What to do:
Omitting the pictures, copy exactly each line from the one containing "Emit a web page" up to and including the one containing "10650, 10650, 10430];".

(Rows from a dataset of charts and code)
□ □ □

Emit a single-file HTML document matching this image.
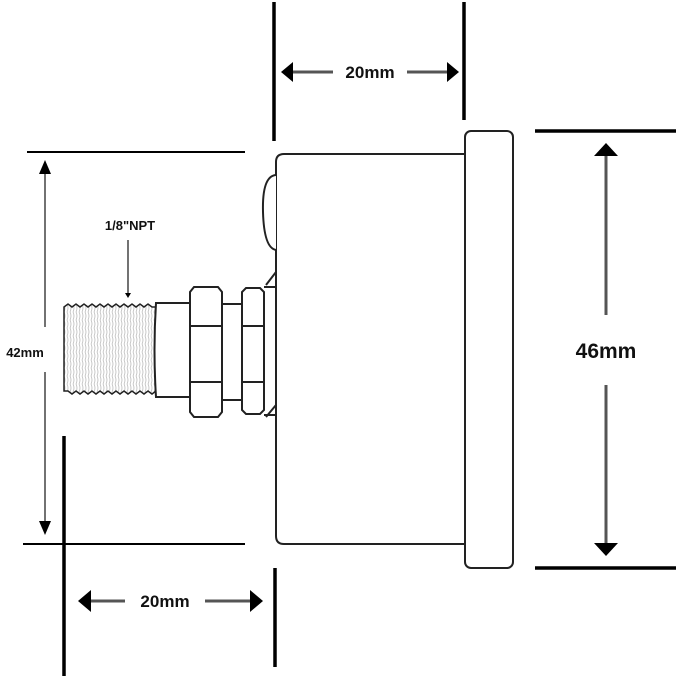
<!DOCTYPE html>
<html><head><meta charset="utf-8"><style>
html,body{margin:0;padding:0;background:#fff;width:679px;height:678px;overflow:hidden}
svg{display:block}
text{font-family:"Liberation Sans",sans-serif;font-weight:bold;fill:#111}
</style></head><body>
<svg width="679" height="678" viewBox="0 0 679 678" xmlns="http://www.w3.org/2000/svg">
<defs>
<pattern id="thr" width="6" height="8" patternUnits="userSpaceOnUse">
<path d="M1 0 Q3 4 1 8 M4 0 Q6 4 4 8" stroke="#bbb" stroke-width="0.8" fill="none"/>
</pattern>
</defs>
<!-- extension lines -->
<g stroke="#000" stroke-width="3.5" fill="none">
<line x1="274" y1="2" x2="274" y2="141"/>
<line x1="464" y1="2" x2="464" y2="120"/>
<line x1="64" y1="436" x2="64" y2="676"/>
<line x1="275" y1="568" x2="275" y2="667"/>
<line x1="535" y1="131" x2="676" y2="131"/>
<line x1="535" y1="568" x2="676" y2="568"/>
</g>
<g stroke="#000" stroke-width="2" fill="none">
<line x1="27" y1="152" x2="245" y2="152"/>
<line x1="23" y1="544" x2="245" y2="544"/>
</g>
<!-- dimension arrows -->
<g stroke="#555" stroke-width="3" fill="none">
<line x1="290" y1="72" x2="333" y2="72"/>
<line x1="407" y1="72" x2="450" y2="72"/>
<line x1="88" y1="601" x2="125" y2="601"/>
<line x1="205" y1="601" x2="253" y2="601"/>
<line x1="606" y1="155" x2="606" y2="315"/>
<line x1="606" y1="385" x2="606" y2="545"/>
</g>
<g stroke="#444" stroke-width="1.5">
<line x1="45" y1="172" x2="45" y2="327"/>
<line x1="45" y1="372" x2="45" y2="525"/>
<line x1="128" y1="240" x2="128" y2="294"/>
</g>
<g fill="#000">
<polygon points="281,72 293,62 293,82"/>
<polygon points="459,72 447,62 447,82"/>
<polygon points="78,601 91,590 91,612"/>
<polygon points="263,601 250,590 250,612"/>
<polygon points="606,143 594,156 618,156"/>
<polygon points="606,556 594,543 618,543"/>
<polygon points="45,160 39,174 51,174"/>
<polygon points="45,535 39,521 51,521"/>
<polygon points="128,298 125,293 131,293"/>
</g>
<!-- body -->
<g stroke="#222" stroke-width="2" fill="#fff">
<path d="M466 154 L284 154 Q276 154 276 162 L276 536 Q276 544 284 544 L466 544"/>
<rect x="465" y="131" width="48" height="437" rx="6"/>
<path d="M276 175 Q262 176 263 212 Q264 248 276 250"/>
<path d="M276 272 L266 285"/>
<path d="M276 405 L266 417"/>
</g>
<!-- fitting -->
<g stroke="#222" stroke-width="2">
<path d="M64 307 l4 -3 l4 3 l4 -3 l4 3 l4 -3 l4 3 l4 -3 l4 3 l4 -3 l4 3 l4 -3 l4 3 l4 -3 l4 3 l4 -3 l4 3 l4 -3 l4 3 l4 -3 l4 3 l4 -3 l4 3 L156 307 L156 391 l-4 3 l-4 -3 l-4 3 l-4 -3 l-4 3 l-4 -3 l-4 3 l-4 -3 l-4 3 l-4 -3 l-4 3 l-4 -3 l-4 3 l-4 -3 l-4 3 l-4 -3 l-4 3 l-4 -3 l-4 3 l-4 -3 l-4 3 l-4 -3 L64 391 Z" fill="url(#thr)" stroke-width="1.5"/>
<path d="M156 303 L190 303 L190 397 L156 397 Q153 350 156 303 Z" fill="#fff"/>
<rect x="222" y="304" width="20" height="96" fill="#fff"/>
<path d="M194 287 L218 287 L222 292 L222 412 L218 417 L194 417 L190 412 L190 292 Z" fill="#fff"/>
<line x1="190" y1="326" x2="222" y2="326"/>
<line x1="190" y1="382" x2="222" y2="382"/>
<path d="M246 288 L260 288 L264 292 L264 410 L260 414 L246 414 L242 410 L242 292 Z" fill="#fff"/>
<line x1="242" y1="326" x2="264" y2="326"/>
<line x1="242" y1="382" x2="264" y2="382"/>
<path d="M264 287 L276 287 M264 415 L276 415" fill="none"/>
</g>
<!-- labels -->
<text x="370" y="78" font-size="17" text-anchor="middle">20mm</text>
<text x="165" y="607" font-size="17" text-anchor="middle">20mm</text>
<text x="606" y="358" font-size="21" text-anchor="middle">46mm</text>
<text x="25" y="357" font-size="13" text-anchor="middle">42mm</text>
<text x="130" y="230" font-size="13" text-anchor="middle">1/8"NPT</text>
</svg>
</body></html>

□ □ □

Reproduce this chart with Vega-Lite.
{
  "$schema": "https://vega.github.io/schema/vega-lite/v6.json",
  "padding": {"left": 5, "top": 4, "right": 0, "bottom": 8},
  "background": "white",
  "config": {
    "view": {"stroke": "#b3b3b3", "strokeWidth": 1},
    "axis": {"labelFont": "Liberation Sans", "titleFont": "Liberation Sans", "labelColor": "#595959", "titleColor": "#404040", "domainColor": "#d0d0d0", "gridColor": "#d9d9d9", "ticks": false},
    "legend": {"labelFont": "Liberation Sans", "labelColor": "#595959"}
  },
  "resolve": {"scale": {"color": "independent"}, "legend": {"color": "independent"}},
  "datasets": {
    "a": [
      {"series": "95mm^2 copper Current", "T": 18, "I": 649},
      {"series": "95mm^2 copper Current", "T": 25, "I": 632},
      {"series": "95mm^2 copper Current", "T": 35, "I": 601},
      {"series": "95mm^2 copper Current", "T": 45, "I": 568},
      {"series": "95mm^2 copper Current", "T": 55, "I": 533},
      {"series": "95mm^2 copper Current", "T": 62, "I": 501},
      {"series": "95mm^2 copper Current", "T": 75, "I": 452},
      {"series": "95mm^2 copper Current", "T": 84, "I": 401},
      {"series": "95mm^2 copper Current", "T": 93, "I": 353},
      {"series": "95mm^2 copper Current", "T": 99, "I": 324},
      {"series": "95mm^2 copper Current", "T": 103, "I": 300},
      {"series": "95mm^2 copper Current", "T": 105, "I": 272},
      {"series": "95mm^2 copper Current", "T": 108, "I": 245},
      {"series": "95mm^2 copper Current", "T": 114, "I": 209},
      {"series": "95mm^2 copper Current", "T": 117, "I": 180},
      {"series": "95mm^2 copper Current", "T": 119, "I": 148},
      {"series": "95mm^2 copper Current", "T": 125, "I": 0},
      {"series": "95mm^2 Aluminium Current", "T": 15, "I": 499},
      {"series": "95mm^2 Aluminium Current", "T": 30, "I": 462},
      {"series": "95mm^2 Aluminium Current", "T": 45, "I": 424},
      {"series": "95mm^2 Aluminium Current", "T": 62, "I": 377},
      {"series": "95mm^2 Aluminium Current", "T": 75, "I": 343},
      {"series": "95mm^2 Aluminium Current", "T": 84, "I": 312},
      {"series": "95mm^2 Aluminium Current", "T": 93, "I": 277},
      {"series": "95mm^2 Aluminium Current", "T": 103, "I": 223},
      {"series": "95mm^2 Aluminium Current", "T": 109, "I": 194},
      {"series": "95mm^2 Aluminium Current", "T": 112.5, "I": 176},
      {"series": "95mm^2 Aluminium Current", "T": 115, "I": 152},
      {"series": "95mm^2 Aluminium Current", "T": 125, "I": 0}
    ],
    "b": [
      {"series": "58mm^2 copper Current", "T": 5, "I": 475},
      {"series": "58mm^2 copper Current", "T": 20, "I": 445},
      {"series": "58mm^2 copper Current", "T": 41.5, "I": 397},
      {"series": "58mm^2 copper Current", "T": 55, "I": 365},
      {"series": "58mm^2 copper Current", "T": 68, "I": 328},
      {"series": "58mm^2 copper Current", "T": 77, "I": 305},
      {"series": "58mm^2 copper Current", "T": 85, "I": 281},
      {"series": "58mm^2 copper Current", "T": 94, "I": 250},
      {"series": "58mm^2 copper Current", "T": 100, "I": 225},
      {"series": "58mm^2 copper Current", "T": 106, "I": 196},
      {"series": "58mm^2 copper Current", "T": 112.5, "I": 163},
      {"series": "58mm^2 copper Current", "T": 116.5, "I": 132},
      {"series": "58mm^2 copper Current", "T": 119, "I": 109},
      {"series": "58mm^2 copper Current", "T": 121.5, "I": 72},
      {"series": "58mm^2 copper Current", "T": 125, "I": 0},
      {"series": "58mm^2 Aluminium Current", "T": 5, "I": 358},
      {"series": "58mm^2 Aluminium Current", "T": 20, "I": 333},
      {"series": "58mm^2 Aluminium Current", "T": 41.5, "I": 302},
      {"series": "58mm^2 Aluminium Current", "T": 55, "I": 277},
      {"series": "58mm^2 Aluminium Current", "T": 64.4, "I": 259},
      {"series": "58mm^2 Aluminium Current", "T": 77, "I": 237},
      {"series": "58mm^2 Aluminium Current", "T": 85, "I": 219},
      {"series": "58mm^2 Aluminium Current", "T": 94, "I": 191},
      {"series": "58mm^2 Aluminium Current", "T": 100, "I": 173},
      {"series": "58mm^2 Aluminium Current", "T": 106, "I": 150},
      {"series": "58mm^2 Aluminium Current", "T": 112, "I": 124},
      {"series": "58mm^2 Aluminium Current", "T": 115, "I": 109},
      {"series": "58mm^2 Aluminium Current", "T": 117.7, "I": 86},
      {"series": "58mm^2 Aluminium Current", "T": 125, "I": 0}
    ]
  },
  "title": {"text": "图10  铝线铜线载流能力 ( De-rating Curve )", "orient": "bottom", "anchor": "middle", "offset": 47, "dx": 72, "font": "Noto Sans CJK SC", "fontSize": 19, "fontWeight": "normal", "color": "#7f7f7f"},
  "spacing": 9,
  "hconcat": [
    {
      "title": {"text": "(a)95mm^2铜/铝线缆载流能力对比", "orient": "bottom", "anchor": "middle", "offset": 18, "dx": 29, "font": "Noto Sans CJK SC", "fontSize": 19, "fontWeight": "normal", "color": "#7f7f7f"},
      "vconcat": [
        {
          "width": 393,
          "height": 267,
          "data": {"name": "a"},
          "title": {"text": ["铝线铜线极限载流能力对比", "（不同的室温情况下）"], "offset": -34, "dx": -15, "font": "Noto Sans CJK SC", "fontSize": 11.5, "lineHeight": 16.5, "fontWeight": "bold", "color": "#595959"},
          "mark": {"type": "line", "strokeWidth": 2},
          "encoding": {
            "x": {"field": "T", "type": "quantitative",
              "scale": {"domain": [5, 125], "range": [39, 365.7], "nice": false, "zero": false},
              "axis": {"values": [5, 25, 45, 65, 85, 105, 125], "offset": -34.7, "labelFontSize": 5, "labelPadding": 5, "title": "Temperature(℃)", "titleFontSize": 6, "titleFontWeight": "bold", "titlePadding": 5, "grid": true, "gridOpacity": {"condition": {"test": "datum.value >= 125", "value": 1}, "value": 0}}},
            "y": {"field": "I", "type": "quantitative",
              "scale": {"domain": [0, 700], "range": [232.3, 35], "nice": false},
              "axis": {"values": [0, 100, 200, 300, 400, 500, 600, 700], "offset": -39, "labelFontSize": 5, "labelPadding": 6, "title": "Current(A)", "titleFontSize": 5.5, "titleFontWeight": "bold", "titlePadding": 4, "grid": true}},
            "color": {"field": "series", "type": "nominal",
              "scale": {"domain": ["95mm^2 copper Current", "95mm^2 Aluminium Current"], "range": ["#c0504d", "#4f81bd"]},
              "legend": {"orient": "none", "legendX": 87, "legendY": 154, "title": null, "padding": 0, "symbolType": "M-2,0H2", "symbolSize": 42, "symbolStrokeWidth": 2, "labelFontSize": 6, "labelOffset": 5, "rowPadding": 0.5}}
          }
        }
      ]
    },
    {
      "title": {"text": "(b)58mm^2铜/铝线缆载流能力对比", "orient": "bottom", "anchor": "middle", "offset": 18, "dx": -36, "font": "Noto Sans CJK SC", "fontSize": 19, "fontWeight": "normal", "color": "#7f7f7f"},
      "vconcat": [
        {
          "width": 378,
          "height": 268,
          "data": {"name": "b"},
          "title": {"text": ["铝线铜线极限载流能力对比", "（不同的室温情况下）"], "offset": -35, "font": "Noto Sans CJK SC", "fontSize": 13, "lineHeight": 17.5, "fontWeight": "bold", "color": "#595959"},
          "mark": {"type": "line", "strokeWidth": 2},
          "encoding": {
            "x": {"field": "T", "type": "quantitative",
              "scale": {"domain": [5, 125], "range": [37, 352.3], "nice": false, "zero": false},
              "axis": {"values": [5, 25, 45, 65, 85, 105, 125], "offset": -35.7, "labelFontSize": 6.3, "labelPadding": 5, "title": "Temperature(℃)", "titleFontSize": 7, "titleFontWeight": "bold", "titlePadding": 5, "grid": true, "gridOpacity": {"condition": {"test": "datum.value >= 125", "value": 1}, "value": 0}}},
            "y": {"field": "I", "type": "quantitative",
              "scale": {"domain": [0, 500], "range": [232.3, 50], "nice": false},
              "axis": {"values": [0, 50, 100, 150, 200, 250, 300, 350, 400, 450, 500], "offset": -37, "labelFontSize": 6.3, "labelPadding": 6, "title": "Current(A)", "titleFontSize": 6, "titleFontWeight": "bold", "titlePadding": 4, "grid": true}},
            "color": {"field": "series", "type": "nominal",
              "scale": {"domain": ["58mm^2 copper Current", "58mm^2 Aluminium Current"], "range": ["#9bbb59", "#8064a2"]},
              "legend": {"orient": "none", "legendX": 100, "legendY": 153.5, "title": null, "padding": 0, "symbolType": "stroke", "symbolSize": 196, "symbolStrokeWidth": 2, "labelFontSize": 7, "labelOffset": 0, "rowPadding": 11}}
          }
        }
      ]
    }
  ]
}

□ □ □

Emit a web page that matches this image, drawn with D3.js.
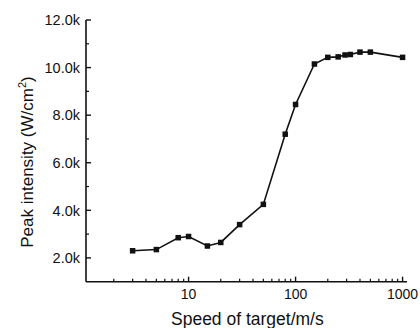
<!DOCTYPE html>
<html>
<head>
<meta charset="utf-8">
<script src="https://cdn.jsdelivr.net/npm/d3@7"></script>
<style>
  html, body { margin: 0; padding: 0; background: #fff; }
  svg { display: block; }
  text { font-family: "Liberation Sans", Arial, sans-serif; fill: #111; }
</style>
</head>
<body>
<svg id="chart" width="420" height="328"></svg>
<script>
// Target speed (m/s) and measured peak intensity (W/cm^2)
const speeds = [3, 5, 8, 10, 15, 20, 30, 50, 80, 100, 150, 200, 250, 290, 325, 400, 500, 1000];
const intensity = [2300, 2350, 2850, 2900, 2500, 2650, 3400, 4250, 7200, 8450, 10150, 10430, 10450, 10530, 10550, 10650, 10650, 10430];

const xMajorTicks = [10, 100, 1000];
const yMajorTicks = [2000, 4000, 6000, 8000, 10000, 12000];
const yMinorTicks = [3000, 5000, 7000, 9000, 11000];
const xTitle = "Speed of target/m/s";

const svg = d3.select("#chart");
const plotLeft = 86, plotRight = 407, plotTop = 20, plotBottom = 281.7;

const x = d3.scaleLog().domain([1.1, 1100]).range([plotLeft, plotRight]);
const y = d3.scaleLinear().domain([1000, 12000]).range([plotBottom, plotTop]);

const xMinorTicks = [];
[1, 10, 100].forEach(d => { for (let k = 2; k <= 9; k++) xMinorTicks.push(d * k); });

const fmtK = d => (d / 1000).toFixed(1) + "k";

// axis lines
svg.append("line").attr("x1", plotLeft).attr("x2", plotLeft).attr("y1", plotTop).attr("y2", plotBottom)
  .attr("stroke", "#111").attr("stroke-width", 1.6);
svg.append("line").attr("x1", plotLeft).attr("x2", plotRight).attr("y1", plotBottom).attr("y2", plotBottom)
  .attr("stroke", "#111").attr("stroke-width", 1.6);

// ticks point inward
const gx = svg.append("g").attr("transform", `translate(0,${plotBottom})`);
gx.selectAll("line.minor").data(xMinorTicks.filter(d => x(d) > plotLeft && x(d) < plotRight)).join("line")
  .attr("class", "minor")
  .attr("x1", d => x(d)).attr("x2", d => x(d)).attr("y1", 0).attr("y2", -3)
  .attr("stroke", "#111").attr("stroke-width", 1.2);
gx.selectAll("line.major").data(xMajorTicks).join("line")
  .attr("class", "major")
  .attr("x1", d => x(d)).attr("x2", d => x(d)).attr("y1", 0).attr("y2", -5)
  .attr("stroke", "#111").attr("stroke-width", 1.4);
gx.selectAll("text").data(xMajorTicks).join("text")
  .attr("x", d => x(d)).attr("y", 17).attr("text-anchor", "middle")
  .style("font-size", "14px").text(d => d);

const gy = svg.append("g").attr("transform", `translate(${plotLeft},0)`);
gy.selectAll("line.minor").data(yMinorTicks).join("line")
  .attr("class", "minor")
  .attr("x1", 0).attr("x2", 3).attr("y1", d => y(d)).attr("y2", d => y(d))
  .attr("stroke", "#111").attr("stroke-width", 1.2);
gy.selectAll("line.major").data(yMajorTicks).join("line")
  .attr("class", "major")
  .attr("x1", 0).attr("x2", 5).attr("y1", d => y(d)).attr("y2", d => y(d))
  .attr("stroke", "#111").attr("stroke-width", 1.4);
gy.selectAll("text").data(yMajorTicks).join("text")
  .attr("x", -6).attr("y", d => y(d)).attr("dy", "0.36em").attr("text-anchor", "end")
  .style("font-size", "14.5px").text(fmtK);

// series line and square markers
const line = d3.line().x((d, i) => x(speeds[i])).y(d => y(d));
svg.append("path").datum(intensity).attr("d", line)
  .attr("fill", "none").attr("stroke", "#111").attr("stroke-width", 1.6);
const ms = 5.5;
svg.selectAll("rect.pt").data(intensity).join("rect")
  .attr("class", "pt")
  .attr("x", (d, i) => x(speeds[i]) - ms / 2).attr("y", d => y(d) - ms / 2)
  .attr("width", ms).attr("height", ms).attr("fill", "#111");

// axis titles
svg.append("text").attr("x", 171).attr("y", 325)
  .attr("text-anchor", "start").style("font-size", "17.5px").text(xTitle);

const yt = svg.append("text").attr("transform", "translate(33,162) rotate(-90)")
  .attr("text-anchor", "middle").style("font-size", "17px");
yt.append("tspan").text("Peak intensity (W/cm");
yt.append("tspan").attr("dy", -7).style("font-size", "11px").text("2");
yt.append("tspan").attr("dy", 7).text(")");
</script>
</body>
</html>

□ □ □

Solution to this task:
Emit a web page that matches this image, drawn with D3.js.
<!DOCTYPE html>
<html>
<head>
<meta charset="utf-8">
<script src="https://cdn.jsdelivr.net/npm/d3@7"></script>
<style>
  html, body { margin: 0; padding: 0; background: #fff; }
  svg { display: block; }
  text { font-family: "Liberation Sans", Arial, sans-serif; fill: #111; }
</style>
</head>
<body>
<svg id="chart" width="420" height="328"></svg>
<script>
// Target speed (m/s) and measured peak intensity (W/cm^2)
const speeds = [3, 5, 8, 10, 15, 20, 30, 50, 80, 100, 150, 200, 250, 290, 325, 400, 500, 1000];
const intensity = [2300, 2350, 2850, 2900, 2500, 2650, 3400, 4250, 7200, 8450, 10150, 10430, 10450, 10530, 10550, 10650, 10650, 10430];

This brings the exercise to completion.